The Coalition Government, which came to power in the UK in 2010, abolished the two flagship asset-based welfare policies which had previously been introduced by the Labour Government.  These were the Child Trust Fund and the Saving Gateway, both of which had been demonstrated to increase savings, particularly for people on low incomes, and appeared to be supported by the Opposition Conservative party.  Every child born in Britain from September 2002 had been given a Child Trust Fund and by April 2010, this amounted to 5.8 million children with £3 billion in the accounts.  The Saving Gateway was a matched-savings scheme for people on low incomes which had been through two rounds of piloting before its scheduled introduction in July 2011.  The Coalition government cancelled the scheme just weeks before it was due to be launched nationally. The reason given for the abolition of these schemes was the need to tackle the budget deficit.  At the same time, however, the government increased the amount people could save in tax-free Individual Savings Accounts which benefit those on middle and high incomes. 
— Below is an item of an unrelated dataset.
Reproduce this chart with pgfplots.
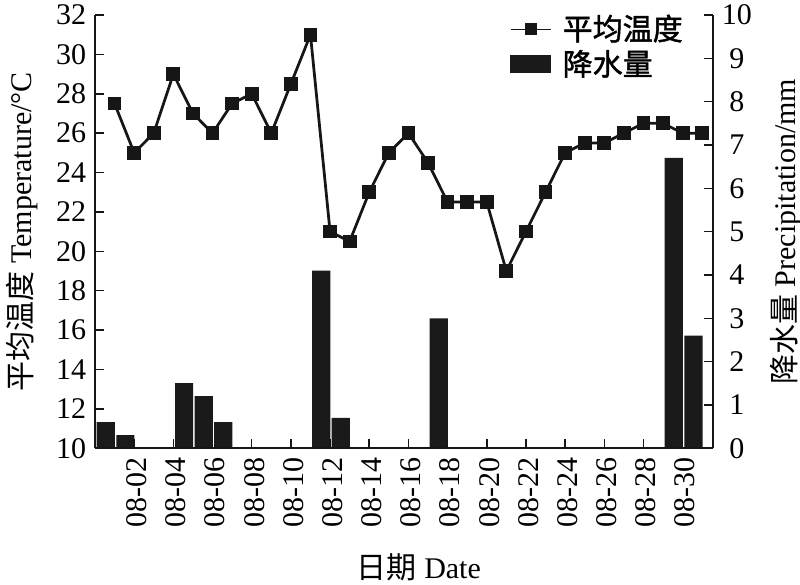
\documentclass[border=0pt]{standalone}
\usepackage{fontspec}
\setmainfont{Liberation Serif}
\newfontfamily\cjk{Noto Sans CJK SC}
\newfontfamily\cjkb[FakeBold=1.5]{Noto Sans CJK SC}
\usepackage{pgfplots}
\usepackage{pgfplotstable}
\pgfplotsset{compat=1.18}

\definecolor{inkc}{HTML}{161616}
\definecolor{barc}{HTML}{1A1A1A}

% daily mean temperature, August
\pgfplotstableread{
day temp
1  27.5
2  25
3  26
4  29
5  27
6  26
7  27.5
8  28
9  26
10 28.5
11 31
12 21
13 20.5
14 23
15 25
16 26
17 24.5
18 22.5
19 22.5
20 22.5
21 19
22 21
23 23
24 25
25 25.5
26 25.5
27 26
28 26.5
29 26.5
30 26
31 26
}\temptable

% daily precipitation (mm), days without rain left out
\pgfplotstableread{
day rain
1  0.6
2  0.3
5  1.5
6  1.2
7  0.6
12 4.1
13 0.7
18 3.0
30 6.7
31 2.6
}\raintable

\pgfplotsset{
  twin/.style={
    scale only axis, width=247.2pt, height=173.3pt,
    xmin=0, xmax=31.55,
    tick align=inside, major tick length=3.5pt,
    axis line style={-, line width=0.6pt, inkc},
    tick style={line width=0.6pt, inkc},
    tick label style={font=\fontsize{12}{14}\selectfont},
    label style={font=\fontsize{12}{14}\selectfont},
    /pgf/number format/assume math mode=true,
  }
}

\begin{document}
\begin{tikzpicture}
% precipitation, right axis (drawn first so the line lies on top)
\begin{axis}[twin,
  axis y line*=right, axis x line=none,
  ymin=0, ymax=10, ytick={0,1,...,10},
  yticklabel style={text width=1.2em, align=center},
  ylabel={{\cjk 降水量} Precipitation/mm},
  ylabel style={at={(axis description cs:1.118,0.5)}, anchor=center},
]
\addplot[ybar, bar width=0.93, bar shift=-0.45, fill=barc, draw=none]
  table[x=day, y=rain]{\raintable};
\end{axis}

% temperature, left axis
\begin{axis}[twin, name=T,
  axis x line*=bottom, axis y line*=left,
  ymin=10, ymax=32, ytick={10,12,...,32},
  xtick={2,4,...,30},
  xticklabels={08-02,08-04,08-06,08-08,08-10,08-12,08-14,08-16,08-18,08-20,08-22,08-24,08-26,08-28,08-30},
  xticklabel style={rotate=90, anchor=east, yshift=-1pt},
  xlabel={{\cjk 日期} Date},
  xlabel style={at={(axis description cs:0.524,-0.276)}, anchor=center},
  ylabel={{\cjk 平均温度} Temperature/°C},
  ylabel style={at={(axis description cs:-0.118,0.5)}, anchor=center},
  legend style={at={(0.972,1.025)}, anchor=north east, draw=none, fill=none,
    font=\fontsize{12}{13}\selectfont, row sep=-1.5pt, column sep=2.5pt},
  legend cell align=left,
]
\addplot[line width=1.1pt, inkc, mark=square*, mark size=2.2pt,
  legend image code/.code={
    \draw[line width=0.5pt] (0pt,0pt) -- (16pt,0pt);
    \fill (6.2pt,-1.8pt) rectangle (9.8pt,1.8pt);}]
  table[x=day, y=temp]{\temptable};
\addlegendentry{\cjkb 平均温度}
\addlegendimage{legend image code/.code={\fill[barc] (0pt,-3.4pt) rectangle (16pt,3.4pt);}}
\addlegendentry{\cjkb 降水量}
\end{axis}

\pgfresetboundingbox
\path[use as bounding box] ([xshift=-38pt,yshift=-54.7pt]T.south west)
  rectangle ([xshift=34.8pt,yshift=6pt]T.north east);
\end{tikzpicture}
\end{document}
The paper will draw on data from the Wealth and Assets Survey (which collected data from over 30,000 households in 2006-8) to illustrate the extent of wealth inequality in Britain, with inequality in financial savings being even greater than inequality in housing wealth or private pension wealth.  It will then draw on data to evaluate the two asset-based welfare schemes: official statistics relating to Child Trust Fund Accounts from Her Majesty’s Revenue and Customs; and survey data from the two evaluations of the Saving Gateway – the first involving 1,500 accounts and the second involving 22,000. 

As well as evaluating the success of these schemes, the paper will also consider the politics around asset-based welfare policies.  One of the main reasons for the abolition appears to be the lack of a strong lobby group for such policies.  The anti-poverty lobby may see them as a luxury compared with maintaining basic benefit levels while the ‘losers’ from the abolition are children and people on low incomes – two groups with relatively little (or in the case of children, no) electoral power.  The arguments for asset-based welfare therefore need to be made more strongly if such policies are to survive in a time of austerity.